**Work instructions**
All the data must come back unchanged, except that pictures are left out.
=-=-=
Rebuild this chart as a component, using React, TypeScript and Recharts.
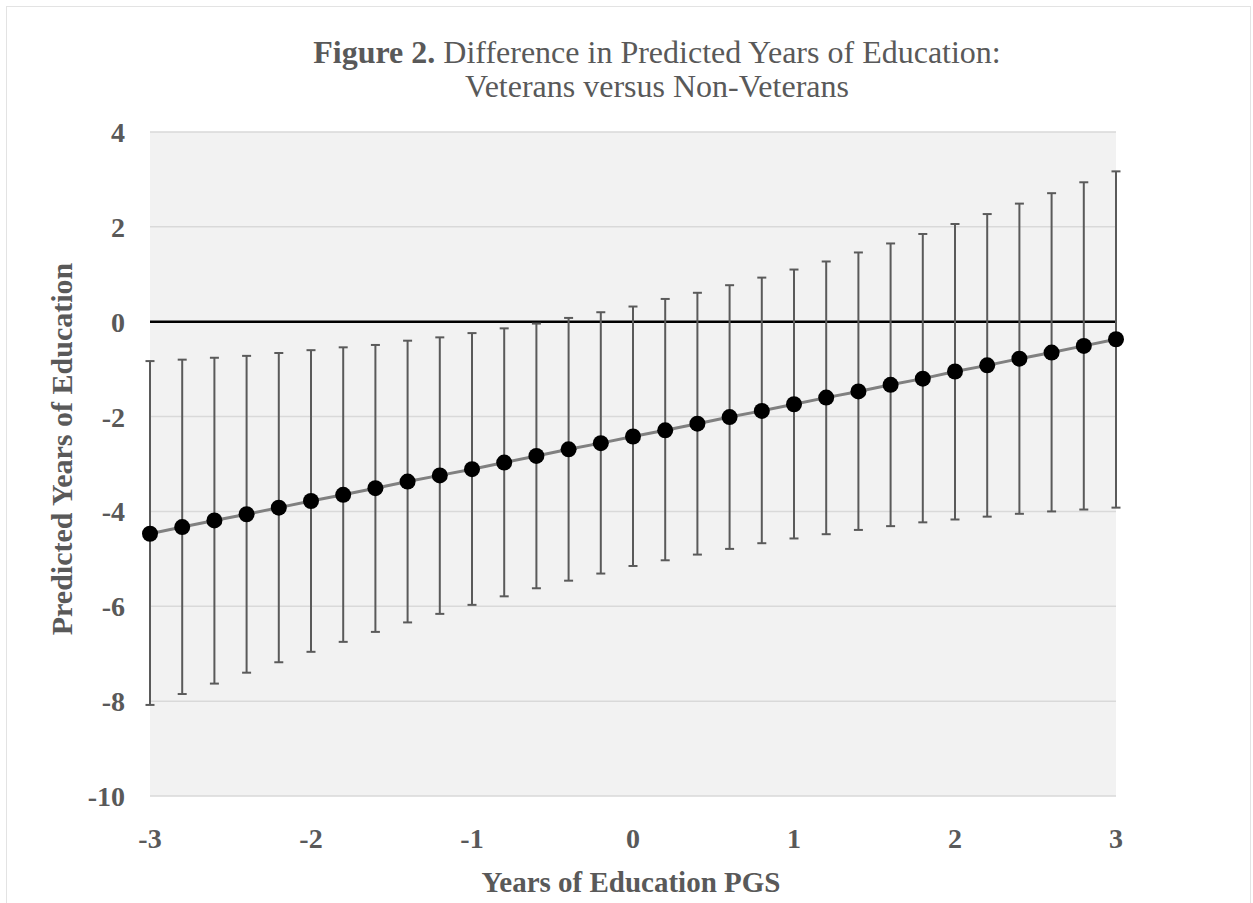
import React from 'react';
import {
  ComposedChart,
  Line,
  XAxis,
  YAxis,
  CartesianGrid,
  ReferenceLine,
  ErrorBar,
} from 'recharts';

const pgsValues = [
  -3, -2.8, -2.6, -2.4, -2.2, -2, -1.8, -1.6, -1.4, -1.2, -1, -0.8, -0.6, -0.4, -0.2, 0,
  0.2, 0.4, 0.6, 0.8, 1, 1.2, 1.4, 1.6, 1.8, 2, 2.2, 2.4, 2.6, 2.8, 3,
];

const predictedDiff = [
  -4.47, -4.33, -4.19, -4.06, -3.92, -3.78, -3.65, -3.51, -3.37, -3.24, -3.11, -2.97, -2.83,
  -2.69, -2.56, -2.42, -2.29, -2.15, -2.01, -1.88, -1.74, -1.6, -1.47, -1.33, -1.2, -1.05,
  -0.92, -0.78, -0.65, -0.51, -0.37,
];

const upperBound = [
  -0.83, -0.8, -0.76, -0.72, -0.66, -0.6, -0.54, -0.49, -0.4, -0.33, -0.24, -0.14, -0.04,
  0.08, 0.2, 0.32, 0.48, 0.61, 0.77, 0.93, 1.1, 1.27, 1.46, 1.65, 1.85, 2.06, 2.27, 2.49,
  2.71, 2.94, 3.17,
];

const lowerBound = [
  -8.08, -7.85, -7.63, -7.4, -7.18, -6.96, -6.75, -6.54, -6.34, -6.16, -5.97, -5.79, -5.62,
  -5.46, -5.31, -5.15, -5.03, -4.91, -4.79, -4.67, -4.57, -4.48, -4.39, -4.31, -4.23, -4.17,
  -4.11, -4.05, -4.0, -3.96, -3.92,
];

const xTicks = [-3, -2, -1, 0, 1, 2, 3];
const yTicks = [-10, -8, -6, -4, -2, 0, 2, 4];

const titleBold = 'Figure 2.';
const titleLine1 = ' Difference in Predicted Years of Education:';
const titleLine2 = 'Veterans versus Non-Veterans';
const xTitle = 'Years of Education PGS';
const yTitle = 'Predicted Years of Education';

const data = pgsValues.map((x, i) => ({
  x,
  mean: predictedDiff[i],
  err: [predictedDiff[i] - lowerBound[i], upperBound[i] - predictedDiff[i]],
}));

const FONT = '"Liberation Serif", "Times New Roman", Times, serif';
const TEXT = '#595959';

export default function App() {
  return (
    <div style={{ position: 'absolute', left: 0, top: 0, width: 1253, height: 903 }}>
      <div
        style={{
          position: 'absolute',
          left: 6,
          top: 6,
          width: 1245,
          height: 897,
          borderTop: '1px solid #e3e3e3',
          borderLeft: '1px solid #e3e3e3',
          borderRight: '1px solid #e3e3e3',
          boxSizing: 'border-box',
        }}
      />
      <div style={{ position: 'absolute', left: 0, top: 0 }}>
        <ComposedChart
          width={1253}
          height={903}
          data={data}
          margin={{ top: 132, right: 137, bottom: 47, left: 0 }}
        >
          <CartesianGrid vertical={false} stroke="#d9d9d9" strokeWidth={1.5} fill="#f2f2f2" />
          <XAxis
            dataKey="x"
            type="number"
            domain={[-3, 3]}
            ticks={xTicks}
            axisLine={false}
            tickLine={false}
            tickSize={0}
            tickMargin={32}
            height={60}
            tick={{ fill: TEXT, fontSize: 28, fontWeight: 'bold', fontFamily: FONT }}
          />
          <YAxis
            type="number"
            domain={[-10, 4]}
            ticks={yTicks}
            axisLine={false}
            tickLine={false}
            tickSize={0}
            tickMargin={25}
            width={150}
            tick={{ fill: TEXT, fontSize: 28, fontWeight: 'bold', fontFamily: FONT }}
          />
          <ReferenceLine y={0} stroke="#000000" strokeWidth={2.5} />
          <Line
            dataKey="mean"
            type="linear"
            stroke="#808080"
            strokeWidth={3}
            dot={{ r: 8, fill: '#000000', stroke: 'none' }}
            activeDot={false}
            isAnimationActive={false}
          >
            <ErrorBar
              dataKey="err"
              direction="y"
              width={4.5}
              stroke="#5a5a5a"
              strokeWidth={2}
              isAnimationActive={false}
            />
          </Line>
        </ComposedChart>
      </div>
      <svg
        width={1253}
        height={903}
        style={{ position: 'absolute', left: 0, top: 0, pointerEvents: 'none' }}
      >
        <text x={657} y={63} textAnchor="middle" fontFamily={FONT} fontSize={32} fill={TEXT}>
          <tspan fontWeight="bold">{titleBold}</tspan>
          <tspan>{titleLine1}</tspan>
        </text>
        <text x={657} y={97} textAnchor="middle" fontFamily={FONT} fontSize={32} fill={TEXT}>
          {titleLine2}
        </text>
        <text
          x={631}
          y={892}
          textAnchor="middle"
          fontFamily={FONT}
          fontSize={29}
          fontWeight="bold"
          fill={TEXT}
        >
          {xTitle}
        </text>
        <text
          x={72}
          y={449}
          transform="rotate(-90 72 449)"
          textAnchor="middle"
          fontFamily={FONT}
          fontSize={30}
          fontWeight="bold"
          fill={TEXT}
        >
          {yTitle}
        </text>
      </svg>
    </div>
  );
}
=-=-=
**Expected output**
Rebuild this chart as a component, using React, TypeScript and Recharts.
import React from 'react';
import {
  ComposedChart,
  Line,
  XAxis,
  YAxis,
  CartesianGrid,
  ReferenceLine,
  ErrorBar,
} from 'recharts';

const pgsValues = [
  -3, -2.8, -2.6, -2.4, -2.2, -2, -1.8, -1.6, -1.4, -1.2, -1, -0.8, -0.6, -0.4, -0.2, 0,
  0.2, 0.4, 0.6, 0.8, 1, 1.2, 1.4, 1.6, 1.8, 2, 2.2, 2.4, 2.6, 2.8, 3,
];

const predictedDiff = [
  -4.47, -4.33, -4.19, -4.06, -3.92, -3.78, -3.65, -3.51, -3.37, -3.24, -3.11, -2.97, -2.83,
  -2.69, -2.56, -2.42, -2.29, -2.15, -2.01, -1.88, -1.74, -1.6, -1.47, -1.33, -1.2, -1.05,
  -0.92, -0.78, -0.65, -0.51, -0.37,
];

const upperBound = [
  -0.83, -0.8, -0.76, -0.72, -0.66, -0.6, -0.54, -0.49, -0.4, -0.33, -0.24, -0.14, -0.04,
  0.08, 0.2, 0.32, 0.48, 0.61, 0.77, 0.93, 1.1, 1.27, 1.46, 1.65, 1.85, 2.06, 2.27, 2.49,
  2.71, 2.94, 3.17,
];

const lowerBound = [
  -8.08, -7.85, -7.63, -7.4, -7.18, -6.96, -6.75, -6.54, -6.34, -6.16, -5.97, -5.79, -5.62,
  -5.46, -5.31, -5.15, -5.03, -4.91, -4.79, -4.67, -4.57, -4.48, -4.39, -4.31, -4.23, -4.17,
  -4.11, -4.05, -4.0, -3.96, -3.92,
];

const xTicks = [-3, -2, -1, 0, 1, 2, 3];
const yTicks = [-10, -8, -6, -4, -2, 0, 2, 4];

const titleBold = 'Figure 2.';
const titleLine1 = ' Difference in Predicted Years of Education:';
const titleLine2 = 'Veterans versus Non-Veterans';
const xTitle = 'Years of Education PGS';
const yTitle = 'Predicted Years of Education';

const data = pgsValues.map((x, i) => ({
  x,
  mean: predictedDiff[i],
  err: [predictedDiff[i] - lowerBound[i], upperBound[i] - predictedDiff[i]],
}));

const FONT = '"Liberation Serif", "Times New Roman", Times, serif';
const TEXT = '#595959';

export default function App() {
  return (
    <div style={{ position: 'absolute', left: 0, top: 0, width: 1253, height: 903 }}>
      <div
        style={{
          position: 'absolute',
          left: 6,
          top: 6,
          width: 1245,
          height: 897,
          borderTop: '1px solid #e3e3e3',
          borderLeft: '1px solid #e3e3e3',
          borderRight: '1px solid #e3e3e3',
          boxSizing: 'border-box',
        }}
      />
      <div style={{ position: 'absolute', left: 0, top: 0 }}>
        <ComposedChart
          width={1253}
          height={903}
          data={data}
          margin={{ top: 132, right: 137, bottom: 47, left: 0 }}
        >
          <CartesianGrid vertical={false} stroke="#d9d9d9" strokeWidth={1.5} fill="#f2f2f2" />
          <XAxis
            dataKey="x"
            type="number"
            domain={[-3, 3]}
            ticks={xTicks}
            axisLine={false}
            tickLine={false}
            tickSize={0}
            tickMargin={32}
            height={60}
            tick={{ fill: TEXT, fontSize: 28, fontWeight: 'bold', fontFamily: FONT }}
          />
          <YAxis
            type="number"
            domain={[-10, 4]}
            ticks={yTicks}
            axisLine={false}
            tickLine={false}
            tickSize={0}
            tickMargin={25}
            width={150}
            tick={{ fill: TEXT, fontSize: 28, fontWeight: 'bold', fontFamily: FONT }}
          />
          <ReferenceLine y={0} stroke="#000000" strokeWidth={2.5} />
          <Line
            dataKey="mean"
            type="linear"
            stroke="#808080"
            strokeWidth={3}
            dot={{ r: 8, fill: '#000000', stroke: 'none' }}
            activeDot={false}
            isAnimationActive={false}
          >
            <ErrorBar
              dataKey="err"
              direction="y"
              width={4.5}
              stroke="#5a5a5a"
              strokeWidth={2}
              isAnimationActive={false}
            />
          </Line>
        </ComposedChart>
      </div>
      <svg
        width={1253}
        height={903}
        style={{ position: 'absolute', left: 0, top: 0, pointerEvents: 'none' }}
      >
        <text x={657} y={63} textAnchor="middle" fontFamily={FONT} fontSize={32} fill={TEXT}>
          <tspan fontWeight="bold">{titleBold}</tspan>
          <tspan>{titleLine1}</tspan>
        </text>
        <text x={657} y={97} textAnchor="middle" fontFamily={FONT} fontSize={32} fill={TEXT}>
          {titleLine2}
        </text>
        <text
          x={631}
          y={892}
          textAnchor="middle"
          fontFamily={FONT}
          fontSize={29}
          fontWeight="bold"
          fill={TEXT}
        >
          {xTitle}
        </text>
        <text
          x={72}
          y={449}
          transform="rotate(-90 72 449)"
          textAnchor="middle"
          fontFamily={FONT}
          fontSize={30}
          fontWeight="bold"
          fill={TEXT}
        >
          {yTitle}
        </text>
      </svg>
    </div>
  );
}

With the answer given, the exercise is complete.